Crítica: Escreva (dir. Tuanny Medeiros)

O OLHO VÊ, A LEMBRANÇA REVÊ E A IMAGINAÇÃO TRANSVÊ. É PRECISO TRANSVER O MUNDO   

Revisão: Larissa Lisboa e Felipe Benicio. Imagem: Divulgação.

O curta-metragem Escreva, de Tuanny Medeiros, exibido dentro da programação da I Mostra Quilombo de Cinema Negro, promovida pelo Mirante Cineclube, remete à importância do “olhar para si mesmo” e perceber a partir daí ao quanto do que somos hoje é correlato ao conjunto de influências e experiências que estiveram dispostas durante toda a nossa existência individual, guardadas nas relações intrínsecas do ser e da sua realidade, incluídas as participações da família, do lugar, das ideologias e, de algum modo, do quanto se está atento e antenado ao meio que nos cerca.

Por esta razão, ao exprimir seus recados por meio de retratos e registros históricos particulares, direcionando sua mensagem à menina que foi na infância, Tuanny dialoga com o que há de fundamental à natureza humana e com a distinção que nos torna únicos, sendo cada um de nós o resultado materializado daquilo que lemos, ouvimos, buscamos e escrevemos.

Entende-se a escrita, neste contexto, como a forma de tornar concreta a própria existência e transmitir para além de si os registros daquele momento, para não apagar a ideia e assim evitar o esquecimento ou o distanciamento daquilo que nos move e nos torna interessantes, conscientes.
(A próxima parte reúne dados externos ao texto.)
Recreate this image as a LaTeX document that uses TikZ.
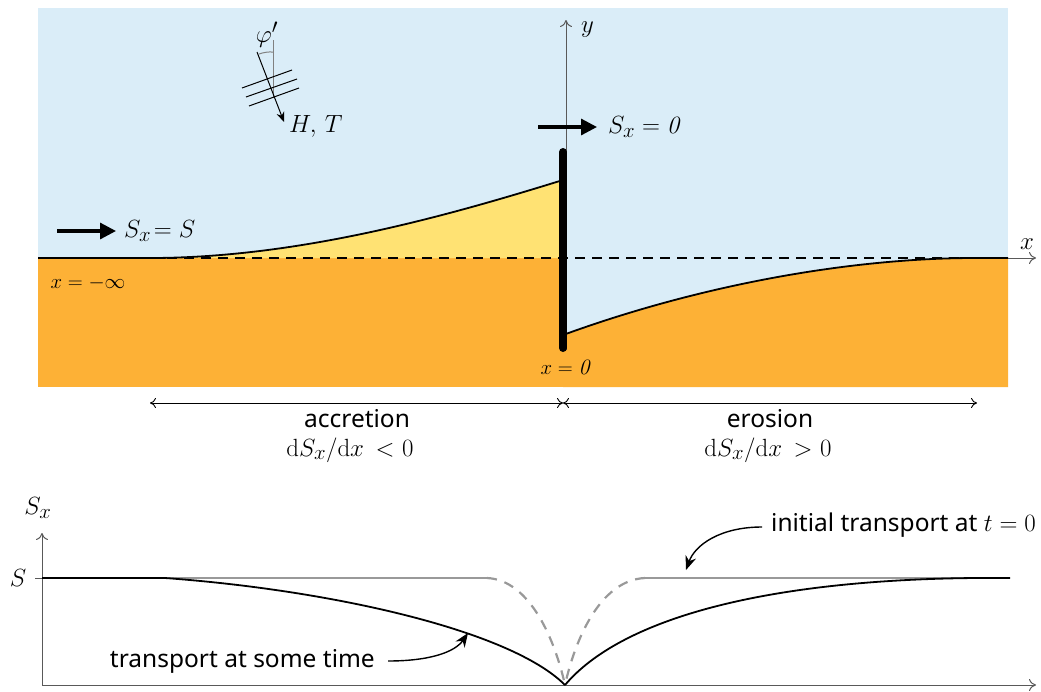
\documentclass[tikz,border=0pt]{standalone}
\usepackage{fontspec}
\newfontfamily\labelsans{Noto Sans}
\usetikzlibrary{arrows.meta}
\definecolor{seablue}{RGB}{218,237,248}
\definecolor{sand}{RGB}{253,177,54}
\definecolor{accr}{RGB}{255,226,115}
\begin{document}
\begin{tikzpicture}[x=1pt,y=-1pt,
  bigmath/.style={inner sep=0pt,font=\fontsize{24.88}{30}\selectfont},
  axmath/.style={inner sep=0pt,font=\fontsize{24.88}{28}\selectfont},
  midmath/.style={inner sep=0pt,font=\fontsize{22}{24}\selectfont},
  dermath/.style={inner sep=0pt,font=\fontsize{24.88}{27}\selectfont},
  txt/.style={inner sep=0pt,font=\labelsans\fontsize{24.5}{26}\selectfont},
  fluxarrow/.style={line width=3.2pt,-{Triangle[length=16pt,width=16pt]}},
  axisline/.style={gray!70!black,line width=1pt,-{To[length=7pt,width=12pt]}},
  dimline/.style={line width=0.9pt,{To[length=6pt,width=10pt]}-{To[length=6pt,width=10pt]}},
  profile/.style={line width=1.8pt},
  note/.style={line width=1.4pt,-{Stealth[length=14pt,width=11pt]}}]
\useasboundingbox (0,0) rectangle (1041,691);
% background
\fill[seablue] (38,8) rectangle (1008,387);
\fill[sand] (38,258) rectangle (563,387);
\fill[sand] (563,387) -- (563,335) .. controls (700,285) and (850,258) .. (975,258) -- (1008,258) -- (1008,387) -- cycle;
\fill[accr] (150,258) .. controls (300,258) and (450,215) .. (563,180) -- (563,258) -- cycle;
% coast profile
\draw[profile] (38,258) -- (150,258) .. controls (300,258) and (450,215) .. (563,180);
\draw[profile] (563,335) .. controls (700,285) and (850,258) .. (975,258) -- (1008,258);
\draw[profile,dash pattern=on 10pt off 7pt] (150,258) -- (975,258);
% axes
\coordinate (xa0) at (1008,258);
\coordinate (xa1) at (1036,258);
\draw[axisline] (xa0) -- (xa1);
\node[axmath,anchor=south] (xlab) at (1027,250) {$x$};
\coordinate (ya0) at (566,350);
\coordinate (ya1) at (566,20);
\draw[axisline] (ya0) -- (ya1);
\node[axmath,anchor=west] (ylab) at (581,30) {$y$};
% wall
\coordinate (w0) at (563,152);
\coordinate (w1) at (563,348);
\draw[line width=8pt,line cap=round] (w0) -- (w1);
% flux arrows
\coordinate (fa0) at (57,231);
\coordinate (fa1) at (116,231);
\draw[fluxarrow] (fa0) -- (fa1);
\node[bigmath,anchor=west] (sxs) at (124,231) {$S_x\!= S$};
\coordinate (fb0) at (538,127);
\coordinate (fb1) at (597,127);
\draw[fluxarrow] (fb0) -- (fb1);
\node[bigmath,anchor=west] (sx0) at (608,127) {$S_x = \mathit{0}$};
% wave symbol
\coordinate (n0) at (273,40);
\coordinate (n1) at (273,98);
\draw[gray,line width=1pt] (n0) -- (n1);
\coordinate (wv0) at (257,52);
\coordinate (wv1) at (284,122);
\draw[line width=1pt,-{Stealth[length=10pt,width=8pt]}] (wv0) -- (wv1);
\draw[gray,line width=1pt] (259,54) to[bend left=10] (273,52);
\draw[line width=1pt] (242,88) -- (292,70);
\draw[line width=1pt] (246,97) -- (297,79);
\draw[line width=1pt] (249,106) -- (299,88);
\node[dermath] (phi) at (267,35) {$\varphi'$};
\node[bigmath,anchor=west] (ht) at (289,126) {$H,\,T$};
% positions
\node[midmath] (xinf) at (88,283) {$x = -\infty$};
\node[midmath] (x0) at (565,367) {$x = \mathit{0}$};
% dimension lines
\coordinate (d0) at (150,403);
\coordinate (d1) at (563,403);
\coordinate (d2) at (977,403);
\draw[dimline] (d0) -- (d1);
\draw[dimline] (d1) -- (d2);
\node[txt] (acc) at (357,419) {accretion};
\node[dermath] (accd) at (350,450) {$\mathrm{d}S_x/\mathrm{d}x\ \,{<}\ 0$};
\node[txt] (ero) at (770,419) {erosion};
\node[dermath] (erod) at (768,450) {$\mathrm{d}S_x/\mathrm{d}x\ \,{>}\ 0$};
% bottom plot axes
\coordinate (o) at (42,685);
\coordinate (ytop) at (42,533);
\coordinate (xend) at (1036,685);
\draw[axisline] (o) -- (ytop);
\draw[gray!70!black,line width=1pt] (o) -- (1008,685);
\draw[axisline] (1000,685) -- (xend);
\node[bigmath] (sxlab) at (38,508) {$S_x$};
\draw[gray!70!black,line width=1pt] (35,578) -- (42,578);
\node[bigmath] (slab) at (18,578) {$S$};
% initial transport (grey)
\draw[gray!80,line width=2.2pt] (42,578) -- (487,578);
\draw[gray!80,line width=2.2pt] (645,578) -- (1010,578);
\draw[gray!80,line width=2.2pt,dash pattern=on 10pt off 8pt] (487,578) .. controls (530,580) and (555,640) .. (565,685);
\draw[gray!80,line width=2.2pt,dash pattern=on 10pt off 8pt] (645,578) .. controls (600,580) and (575,640) .. (565,685);
% transport at some time (black)
\draw[profile] (42,578) -- (165,578) .. controls (330,590) and (510,630) .. (565,685);
\draw[profile] (565,685) .. controls (620,620) and (760,580) .. (975,578) -- (1010,578);
% annotations
\node[txt,anchor=west] (itxt) at (771,525) {initial transport at \rmfamily$t = 0$};
\coordinate (ia0) at (762,527);
\coordinate (ia1) at (686,570);
\draw[note] (ia0) .. controls (720,527) and (695,545) .. (ia1);
\node[txt,anchor=east] (stxt) at (375,661) {transport at some time};
\coordinate (sa0) at (388,661);
\coordinate (sa1) at (468,633);
\draw[note] (sa0) .. controls (430,661) and (455,652) .. (sa1);
\end{tikzpicture}
\end{document}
É a forma ainda que se tem para não ser traído pela memória fugidia que embaralha o que foi vivido com aquilo que conseguimos captar e elegemos como digno de recordação, ainda que fantasiosa.

Assim, agir de modo a ser consciente das próprias origens, a partir do reavivar de memórias e registros, é o que nos torna convergentes hoje com o que seremos amanhã, é o que nos equilibra no fio da coerência para não nos conformarmos em reproduzir posturas que outrora condenamos.

Logo, sob o risco de virar uma caricatura ou esboço longínquo daquilo que proferimos quando precisamos nos definir para outrem, ou viver sendo apenas coadjuvantes desarmados de iniciativas próprias, importa tomar como norte a revolução de si mesmo, permanentemente, nos tornando mais fortes à medida que tomamos maior consciência das nossas capacidades e também das possibilidades de aprendizado com a coletividade circundante.

Neste sentido, ressalta-se que, apesar do aspecto singular e autobiográfico da obra, representado pela forma utilizada de narrativa em off sincronizada com imagens e projeções de um passado específico, existe ali uma gama de elementos capazes de gerar identificação imediata do espectador, seja pelo aspecto sentimental, seja pela possibilidade de revisitar a própria trajetória e circunstâncias que hoje nos moldam e nos direcionam na incessante busca do bem viver.

Ao mencionar para si mesma a necessidade de ouvir e estar próxima aos seus familiares, Tuanny nos põe também como receptores daquela mensagem, passando a associar características da nossa própria trajetória com o que é ouvido e mostrado ao longo de pouco mais de dois minutos de duração, valorizando os vínculos sociais e laços afetivos que permeiam as conquistas e angústias de cada um e ampliam o nosso senso de pertencimento e comunidade, servindo como ponto de partida e apoio moral para cada decisão individual, a fim de evitar a luta irremediável com a imutabilidade do passado, para que, deste modo, se reconheça e desfrute daquilo que hoje se faz presente e sensível, seja tomando um café com os avós, ou ouvindo a sua criança interior.

Ao considerar a relação construída no curta através da proposição de um diálogo imaginativo, capaz de transfigurar a realidade com o intuito de perceber suas minúcias e afastar-se das limitações materiais e de linearidade do tempo, é que se busca transver o mundo – conforme a poética de Manoel de Barros – em sua dimensão periférica, oblíqua, insinuante – afastando-se do óbvio e percebendo as miudezas dispostas ao nosso redor em sua totalidade enviesada e múltipla.